◆ **WHAT TO DO**
Return the records from the first line through the line containing "d3.scaleLinear().domain([0, 32.8]).range([m.bottom, m.top]);", and leave out the pictures.

◆ **EXTRACTED INFORMATION**

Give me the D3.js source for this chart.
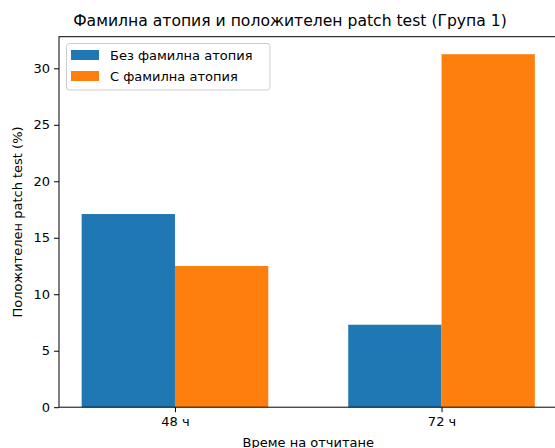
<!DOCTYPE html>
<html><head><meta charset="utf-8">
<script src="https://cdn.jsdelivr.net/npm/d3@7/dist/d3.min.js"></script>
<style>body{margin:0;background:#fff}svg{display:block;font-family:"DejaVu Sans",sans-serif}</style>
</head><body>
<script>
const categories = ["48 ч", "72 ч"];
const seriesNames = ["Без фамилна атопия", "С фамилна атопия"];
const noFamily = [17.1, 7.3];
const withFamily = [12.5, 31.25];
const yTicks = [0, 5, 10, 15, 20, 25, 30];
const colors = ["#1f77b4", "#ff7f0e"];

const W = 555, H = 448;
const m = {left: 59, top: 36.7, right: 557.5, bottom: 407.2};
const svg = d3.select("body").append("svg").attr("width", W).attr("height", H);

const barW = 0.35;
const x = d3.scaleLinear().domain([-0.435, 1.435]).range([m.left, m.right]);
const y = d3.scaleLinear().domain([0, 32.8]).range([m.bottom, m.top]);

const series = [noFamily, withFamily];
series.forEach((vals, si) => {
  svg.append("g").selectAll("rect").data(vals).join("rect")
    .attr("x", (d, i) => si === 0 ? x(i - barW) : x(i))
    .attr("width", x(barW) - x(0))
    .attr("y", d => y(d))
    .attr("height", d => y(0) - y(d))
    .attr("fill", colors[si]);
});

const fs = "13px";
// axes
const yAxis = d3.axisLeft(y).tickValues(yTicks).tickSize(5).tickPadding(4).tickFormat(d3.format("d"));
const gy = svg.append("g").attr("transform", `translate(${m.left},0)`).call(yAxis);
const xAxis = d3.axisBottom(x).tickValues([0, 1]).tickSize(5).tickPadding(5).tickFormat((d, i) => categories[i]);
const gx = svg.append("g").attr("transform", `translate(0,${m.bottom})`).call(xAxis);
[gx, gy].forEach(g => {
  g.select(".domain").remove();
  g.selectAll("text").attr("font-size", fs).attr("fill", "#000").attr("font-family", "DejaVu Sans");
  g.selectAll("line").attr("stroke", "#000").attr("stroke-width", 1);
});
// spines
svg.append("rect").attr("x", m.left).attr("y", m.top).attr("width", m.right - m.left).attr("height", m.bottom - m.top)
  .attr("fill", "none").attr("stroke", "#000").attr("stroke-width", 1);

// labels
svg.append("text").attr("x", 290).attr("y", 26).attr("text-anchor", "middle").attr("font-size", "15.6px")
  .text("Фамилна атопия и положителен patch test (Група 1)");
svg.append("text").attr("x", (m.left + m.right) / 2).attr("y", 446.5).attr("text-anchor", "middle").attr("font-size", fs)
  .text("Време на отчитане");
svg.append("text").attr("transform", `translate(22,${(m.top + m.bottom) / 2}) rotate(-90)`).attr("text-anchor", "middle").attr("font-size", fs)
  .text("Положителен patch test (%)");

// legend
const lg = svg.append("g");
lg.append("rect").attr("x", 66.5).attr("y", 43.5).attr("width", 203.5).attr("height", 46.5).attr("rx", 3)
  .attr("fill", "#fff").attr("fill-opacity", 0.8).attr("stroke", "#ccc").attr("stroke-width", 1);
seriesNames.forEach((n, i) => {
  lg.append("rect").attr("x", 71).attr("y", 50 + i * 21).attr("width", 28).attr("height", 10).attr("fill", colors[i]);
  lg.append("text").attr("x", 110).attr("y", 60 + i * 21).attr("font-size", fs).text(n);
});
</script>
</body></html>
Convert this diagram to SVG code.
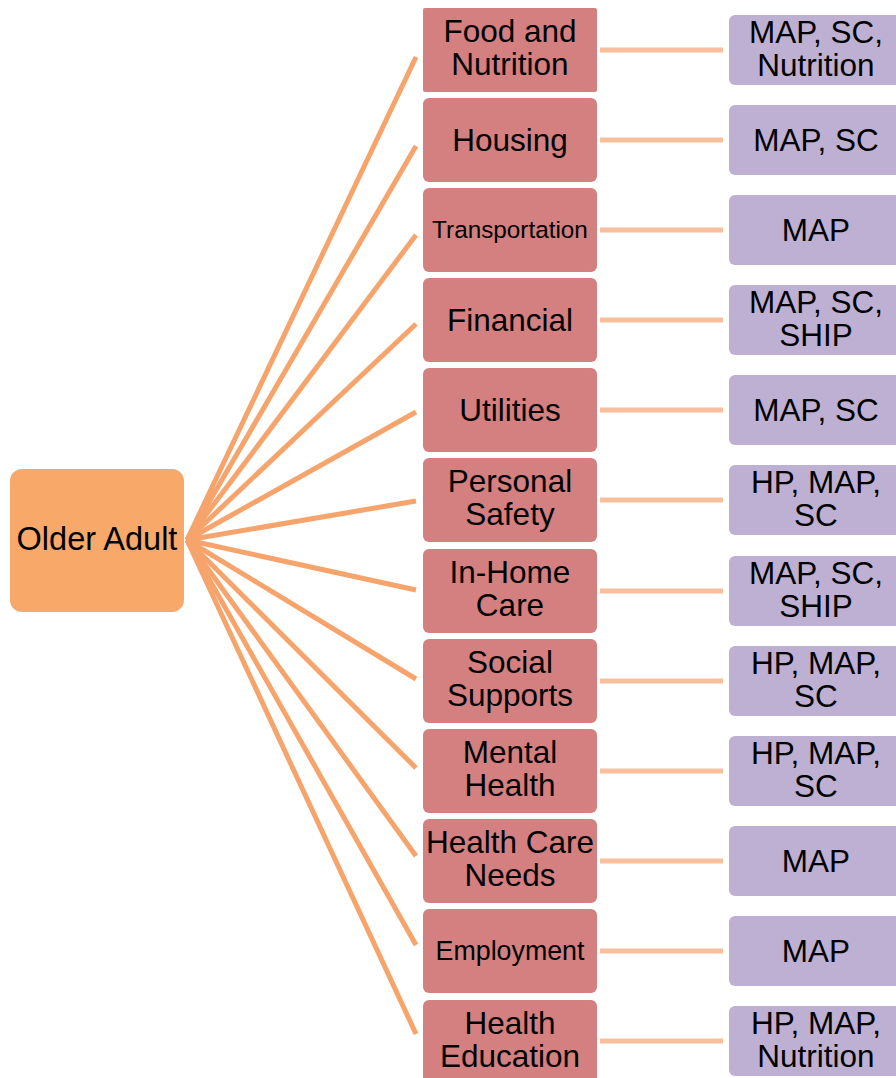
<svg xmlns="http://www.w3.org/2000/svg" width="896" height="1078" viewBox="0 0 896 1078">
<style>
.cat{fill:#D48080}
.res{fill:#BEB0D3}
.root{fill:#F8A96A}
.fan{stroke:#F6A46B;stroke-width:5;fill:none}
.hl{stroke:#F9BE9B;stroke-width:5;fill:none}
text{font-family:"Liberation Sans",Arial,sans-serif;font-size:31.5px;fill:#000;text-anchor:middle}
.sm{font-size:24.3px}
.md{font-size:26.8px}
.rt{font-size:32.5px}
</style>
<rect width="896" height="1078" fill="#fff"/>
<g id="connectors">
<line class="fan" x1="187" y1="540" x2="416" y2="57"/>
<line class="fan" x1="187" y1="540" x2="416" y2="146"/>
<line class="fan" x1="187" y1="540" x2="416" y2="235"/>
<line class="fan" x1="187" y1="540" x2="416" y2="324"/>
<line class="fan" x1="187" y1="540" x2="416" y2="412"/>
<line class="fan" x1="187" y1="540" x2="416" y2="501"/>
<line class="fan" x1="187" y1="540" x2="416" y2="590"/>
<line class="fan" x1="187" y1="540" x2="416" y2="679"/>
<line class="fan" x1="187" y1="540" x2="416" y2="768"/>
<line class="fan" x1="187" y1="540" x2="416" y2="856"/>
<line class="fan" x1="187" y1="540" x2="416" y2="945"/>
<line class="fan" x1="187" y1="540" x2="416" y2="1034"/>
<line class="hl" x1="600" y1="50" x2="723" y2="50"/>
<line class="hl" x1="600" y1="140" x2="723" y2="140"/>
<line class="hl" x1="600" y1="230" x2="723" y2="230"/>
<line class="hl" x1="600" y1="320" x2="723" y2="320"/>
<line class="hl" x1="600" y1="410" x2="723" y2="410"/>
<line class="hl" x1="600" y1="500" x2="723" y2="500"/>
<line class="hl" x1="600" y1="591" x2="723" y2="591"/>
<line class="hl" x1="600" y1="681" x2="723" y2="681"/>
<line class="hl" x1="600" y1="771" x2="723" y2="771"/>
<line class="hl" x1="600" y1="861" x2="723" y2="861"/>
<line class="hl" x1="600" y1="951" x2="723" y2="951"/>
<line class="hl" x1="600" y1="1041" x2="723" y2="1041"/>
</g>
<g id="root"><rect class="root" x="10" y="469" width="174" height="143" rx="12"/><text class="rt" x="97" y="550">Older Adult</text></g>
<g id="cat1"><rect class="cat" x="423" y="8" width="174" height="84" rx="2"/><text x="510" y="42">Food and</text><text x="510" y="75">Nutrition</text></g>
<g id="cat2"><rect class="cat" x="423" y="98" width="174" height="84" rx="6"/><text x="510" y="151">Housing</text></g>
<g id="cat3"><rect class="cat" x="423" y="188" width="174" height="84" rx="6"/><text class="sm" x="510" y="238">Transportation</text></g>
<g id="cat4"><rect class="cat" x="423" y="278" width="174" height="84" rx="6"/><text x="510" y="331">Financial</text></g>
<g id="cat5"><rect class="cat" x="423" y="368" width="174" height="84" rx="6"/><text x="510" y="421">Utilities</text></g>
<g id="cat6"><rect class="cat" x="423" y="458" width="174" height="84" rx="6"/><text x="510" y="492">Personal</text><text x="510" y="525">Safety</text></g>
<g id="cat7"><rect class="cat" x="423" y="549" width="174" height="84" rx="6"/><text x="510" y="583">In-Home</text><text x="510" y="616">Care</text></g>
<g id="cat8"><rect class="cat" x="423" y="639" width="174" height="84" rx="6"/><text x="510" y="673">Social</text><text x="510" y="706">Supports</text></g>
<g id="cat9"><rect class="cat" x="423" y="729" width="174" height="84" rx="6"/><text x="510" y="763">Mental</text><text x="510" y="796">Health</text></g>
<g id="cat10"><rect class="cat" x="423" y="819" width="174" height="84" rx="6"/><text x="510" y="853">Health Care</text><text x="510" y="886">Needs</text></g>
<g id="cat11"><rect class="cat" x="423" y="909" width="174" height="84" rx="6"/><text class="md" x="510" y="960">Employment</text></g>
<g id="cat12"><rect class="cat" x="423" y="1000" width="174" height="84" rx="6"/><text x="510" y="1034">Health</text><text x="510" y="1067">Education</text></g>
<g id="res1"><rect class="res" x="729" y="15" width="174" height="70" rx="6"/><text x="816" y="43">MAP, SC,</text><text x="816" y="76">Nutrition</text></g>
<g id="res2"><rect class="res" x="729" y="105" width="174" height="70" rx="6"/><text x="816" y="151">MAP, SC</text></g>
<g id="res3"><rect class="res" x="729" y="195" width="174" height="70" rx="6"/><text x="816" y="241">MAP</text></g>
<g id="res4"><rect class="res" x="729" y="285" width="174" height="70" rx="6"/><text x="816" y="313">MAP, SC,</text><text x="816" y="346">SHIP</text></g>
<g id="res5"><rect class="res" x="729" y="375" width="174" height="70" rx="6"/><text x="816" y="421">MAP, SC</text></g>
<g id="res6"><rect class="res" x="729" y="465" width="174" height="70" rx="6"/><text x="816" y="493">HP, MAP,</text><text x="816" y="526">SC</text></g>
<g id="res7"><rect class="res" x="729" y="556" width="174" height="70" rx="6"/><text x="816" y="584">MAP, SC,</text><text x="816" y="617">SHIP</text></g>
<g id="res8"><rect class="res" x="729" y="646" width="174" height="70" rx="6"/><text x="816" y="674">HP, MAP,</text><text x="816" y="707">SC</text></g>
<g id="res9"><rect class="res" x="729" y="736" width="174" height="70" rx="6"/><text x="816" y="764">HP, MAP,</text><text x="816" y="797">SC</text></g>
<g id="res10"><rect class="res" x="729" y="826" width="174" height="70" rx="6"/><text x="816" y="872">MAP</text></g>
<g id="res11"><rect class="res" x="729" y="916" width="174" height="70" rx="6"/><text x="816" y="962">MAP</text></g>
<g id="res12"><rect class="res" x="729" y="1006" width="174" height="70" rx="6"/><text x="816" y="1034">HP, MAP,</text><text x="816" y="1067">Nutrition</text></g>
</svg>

◆ **SOLUTION FOR THIS EXERCISE**
Give me the D3.js source for this chart.
<!DOCTYPE html>
<html><head><meta charset="utf-8">
<script src="https://cdn.jsdelivr.net/npm/d3@7/dist/d3.min.js"></script>
<style>body{margin:0;background:#fff}svg{display:block;font-family:"DejaVu Sans",sans-serif}</style>
</head><body>
<script>
const categories = ["48 ч", "72 ч"];
const seriesNames = ["Без фамилна атопия", "С фамилна атопия"];
const noFamily = [17.1, 7.3];
const withFamily = [12.5, 31.25];
const yTicks = [0, 5, 10, 15, 20, 25, 30];
const colors = ["#1f77b4", "#ff7f0e"];

const W = 555, H = 448;
const m = {left: 59, top: 36.7, right: 557.5, bottom: 407.2};
const svg = d3.select("body").append("svg").attr("width", W).attr("height", H);

const barW = 0.35;
const x = d3.scaleLinear().domain([-0.435, 1.435]).range([m.left, m.right]);
const y = d3.scaleLinear().domain([0, 32.8]).range([m.bottom, m.top]);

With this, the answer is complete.